- Collected data -
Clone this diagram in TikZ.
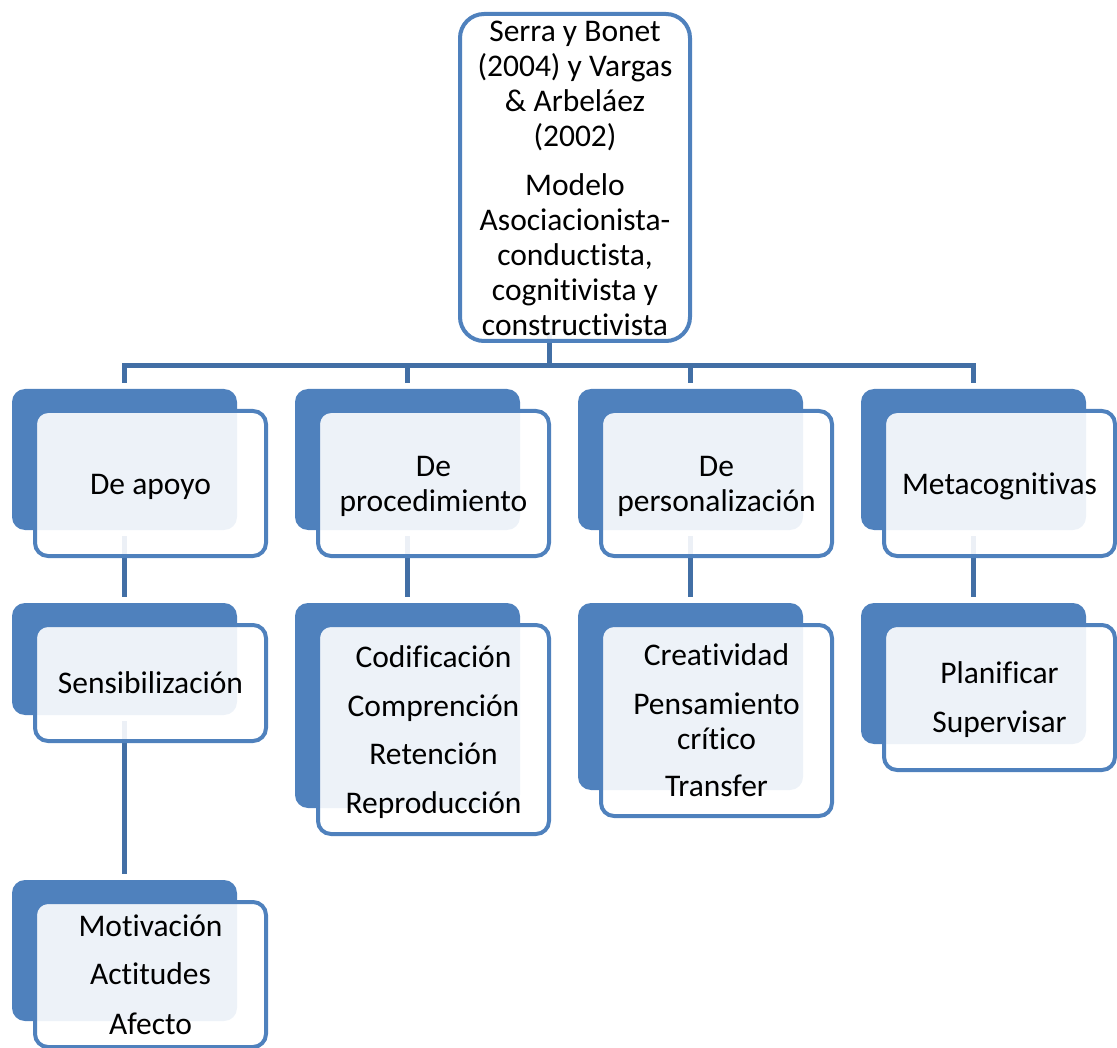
\documentclass[tikz,border=0pt]{standalone}
\usepackage{fontspec}
\setmainfont{Carlito}[Ligatures={NoCommon,NoContextual,NoRequired},RawFeature={-liga;-clig;-calt;-dlig}]
\usetikzlibrary{calc}
\definecolor{accentblue}{RGB}{79,129,189}
\definecolor{linkblue}{RGB}{66,111,165}
\begin{document}
\begin{tikzpicture}[x=1pt,y=-1pt,
  backbox/.style={rectangle, fill=accentblue, rounded corners=13pt,
    minimum width=225pt, inner sep=0pt, outer sep=0pt},
  frontbox/.style={rectangle, draw=accentblue, line width=4pt,
    fill=white, fill opacity=0.9,
    rounded corners=13pt, minimum width=231pt, inner sep=0pt, outer sep=0pt},
  topbox/.style={frontbox, rounded corners=24pt, minimum width=230pt, minimum height=327pt},
  txt/.style={align=center, text=black, inner sep=0pt,
    font=\fontsize{31.5}{35}\selectfont},
  conn/.style={draw=linkblue, line width=5pt},
  gap/.style={shorten <=6pt, shorten >=6pt}]
\useasboundingbox (0,0) rectangle (1117,1048);

% back tiles
\node[backbox, minimum height=141pt] (b1) at (124.5,459.5) {};
\node[backbox, minimum height=141pt] (b2) at (407.5,459.5) {};
\node[backbox, minimum height=141pt] (b3) at (690.5,459.5) {};
\node[backbox, minimum height=141pt] (b4) at (973.5,459.5) {};
\node[backbox, minimum height=112pt] (c1) at (124.5,659) {};
\node[backbox, minimum height=205pt] (c2) at (407.5,705.5) {};
\node[backbox, minimum height=187pt] (c3) at (690.5,696.5) {};
\node[backbox, minimum height=141pt] (c4) at (973.5,673.5) {};
\node[backbox, minimum height=141pt] (d1) at (124.5,950.5) {};

% connectors
\coordinate (hub) at (549,366);
\coordinate (topfoot) at (575,332);
\draw[conn] (topfoot -| hub) -- (hub);
\draw[conn, shorten >=6pt] (hub) -| (b1.north);
\draw[conn, shorten >=6pt] (hub) -| (b2.north);
\draw[conn, shorten >=6pt] (hub) -| (b3.north);
\draw[conn, shorten >=6pt] (hub) -| (b4.north);
\draw[conn, gap] (b1.south) -- (c1.north);
\draw[conn, gap] (b2.south) -- (c2.north);
\draw[conn, gap] (b3.south) -- (c3.north);
\draw[conn, gap] (b4.south) -- (c4.north);
\draw[conn, gap] (c1.south) -- (d1.north);

% front panels
\node[topbox] (top) at (575,177.5) {};
\node[frontbox, minimum height=145pt] (f1) at ($(b1)+(26,24)$) {};
\node[frontbox, minimum height=145pt] (f2) at ($(b2)+(26,24)$) {};
\node[frontbox, minimum height=145pt] (f3) at ($(b3)+(26,24)$) {};
\node[frontbox, minimum height=145pt] (f4) at ($(b4)+(26,24)$) {};
\node[frontbox, minimum height=116pt] (g1) at ($(c1)+(26,24)$) {};
\node[frontbox, minimum height=209pt] (g2) at ($(c2)+(26,24)$) {};
\node[frontbox, minimum height=191pt] (g3) at ($(c3)+(26,24)$) {};
\node[frontbox, minimum height=145pt] (g4) at ($(c4)+(26,24)$) {};
\node[frontbox, minimum height=145pt] (h1) at ($(d1)+(26,24)$) {};

% panel texts
\node[txt] (ttop) at ([yshift=-1pt]top.center) {Serra y Bonet\\(2004) y Vargas\\\& Arbeláez\\(2002)\\[14pt]Modelo\\Asociacionista-\\conductista,\\cognitivista y\\constructivista};
\node[txt] (tf1) at ([yshift=-3pt]f1.center) {De apoyo};
\node[txt] (tf2) at ([yshift=-3pt]f2.center) {De\\procedimiento};
\node[txt] (tf3) at ([yshift=-3pt]f3.center) {De\\personalización};
\node[txt] (tf4) at ([yshift=-3pt]f4.center) {Metacognitivas};
\node[txt] (tg1) at (g1.center) {Sensibilización};
\node[txt] (tg2) at ([yshift=-3pt]g2.center) {Codificación\\[14pt]Comprención\\[13pt]Retención\\[14pt]Reproducción};
\node[txt] (tg3) at (g3.center) {Creatividad\\[14pt]Pensamiento\\crítico\\[12pt]Transfer};
\node[txt] (tg4) at ([yshift=-2pt]g4.center) {Planificar\\[14pt]Supervisar};
\node[txt] (th1) at (h1.center) {Motivación\\[13pt]Actitudes\\[15pt]Afecto};
\end{tikzpicture}
\end{document}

- Exercise details -
Transcribe the full listing character for character. Pictures are excluded.

- Solution to this task -
Clone this diagram in TikZ.
\documentclass[tikz,border=0pt]{standalone}
\usepackage{fontspec}
\setmainfont{Carlito}[Ligatures={NoCommon,NoContextual,NoRequired},RawFeature={-liga;-clig;-calt;-dlig}]
\usetikzlibrary{calc}
\definecolor{accentblue}{RGB}{79,129,189}
\definecolor{linkblue}{RGB}{66,111,165}
\begin{document}
\begin{tikzpicture}[x=1pt,y=-1pt,
  backbox/.style={rectangle, fill=accentblue, rounded corners=13pt,
    minimum width=225pt, inner sep=0pt, outer sep=0pt},
  frontbox/.style={rectangle, draw=accentblue, line width=4pt,
    fill=white, fill opacity=0.9,
    rounded corners=13pt, minimum width=231pt, inner sep=0pt, outer sep=0pt},
  topbox/.style={frontbox, rounded corners=24pt, minimum width=230pt, minimum height=327pt},
  txt/.style={align=center, text=black, inner sep=0pt,
    font=\fontsize{31.5}{35}\selectfont},
  conn/.style={draw=linkblue, line width=5pt},
  gap/.style={shorten <=6pt, shorten >=6pt}]
\useasboundingbox (0,0) rectangle (1117,1048);

% back tiles
\node[backbox, minimum height=141pt] (b1) at (124.5,459.5) {};
\node[backbox, minimum height=141pt] (b2) at (407.5,459.5) {};
\node[backbox, minimum height=141pt] (b3) at (690.5,459.5) {};
\node[backbox, minimum height=141pt] (b4) at (973.5,459.5) {};
\node[backbox, minimum height=112pt] (c1) at (124.5,659) {};
\node[backbox, minimum height=205pt] (c2) at (407.5,705.5) {};
\node[backbox, minimum height=187pt] (c3) at (690.5,696.5) {};
\node[backbox, minimum height=141pt] (c4) at (973.5,673.5) {};
\node[backbox, minimum height=141pt] (d1) at (124.5,950.5) {};

% connectors
\coordinate (hub) at (549,366);
\coordinate (topfoot) at (575,332);
\draw[conn] (topfoot -| hub) -- (hub);
\draw[conn, shorten >=6pt] (hub) -| (b1.north);
\draw[conn, shorten >=6pt] (hub) -| (b2.north);
\draw[conn, shorten >=6pt] (hub) -| (b3.north);
\draw[conn, shorten >=6pt] (hub) -| (b4.north);
\draw[conn, gap] (b1.south) -- (c1.north);
\draw[conn, gap] (b2.south) -- (c2.north);
\draw[conn, gap] (b3.south) -- (c3.north);
\draw[conn, gap] (b4.south) -- (c4.north);
\draw[conn, gap] (c1.south) -- (d1.north);

% front panels
\node[topbox] (top) at (575,177.5) {};
\node[frontbox, minimum height=145pt] (f1) at ($(b1)+(26,24)$) {};
\node[frontbox, minimum height=145pt] (f2) at ($(b2)+(26,24)$) {};
\node[frontbox, minimum height=145pt] (f3) at ($(b3)+(26,24)$) {};
\node[frontbox, minimum height=145pt] (f4) at ($(b4)+(26,24)$) {};
\node[frontbox, minimum height=116pt] (g1) at ($(c1)+(26,24)$) {};
\node[frontbox, minimum height=209pt] (g2) at ($(c2)+(26,24)$) {};
\node[frontbox, minimum height=191pt] (g3) at ($(c3)+(26,24)$) {};
\node[frontbox, minimum height=145pt] (g4) at ($(c4)+(26,24)$) {};
\node[frontbox, minimum height=145pt] (h1) at ($(d1)+(26,24)$) {};

% panel texts
\node[txt] (ttop) at ([yshift=-1pt]top.center) {Serra y Bonet\\(2004) y Vargas\\\& Arbeláez\\(2002)\\[14pt]Modelo\\Asociacionista-\\conductista,\\cognitivista y\\constructivista};
\node[txt] (tf1) at ([yshift=-3pt]f1.center) {De apoyo};
\node[txt] (tf2) at ([yshift=-3pt]f2.center) {De\\procedimiento};
\node[txt] (tf3) at ([yshift=-3pt]f3.center) {De\\personalización};
\node[txt] (tf4) at ([yshift=-3pt]f4.center) {Metacognitivas};
\node[txt] (tg1) at (g1.center) {Sensibilización};
\node[txt] (tg2) at ([yshift=-3pt]g2.center) {Codificación\\[14pt]Comprención\\[13pt]Retención\\[14pt]Reproducción};
\node[txt] (tg3) at (g3.center) {Creatividad\\[14pt]Pensamiento\\crítico\\[12pt]Transfer};
\node[txt] (tg4) at ([yshift=-2pt]g4.center) {Planificar\\[14pt]Supervisar};
\node[txt] (th1) at (h1.center) {Motivación\\[13pt]Actitudes\\[15pt]Afecto};
\end{tikzpicture}
\end{document}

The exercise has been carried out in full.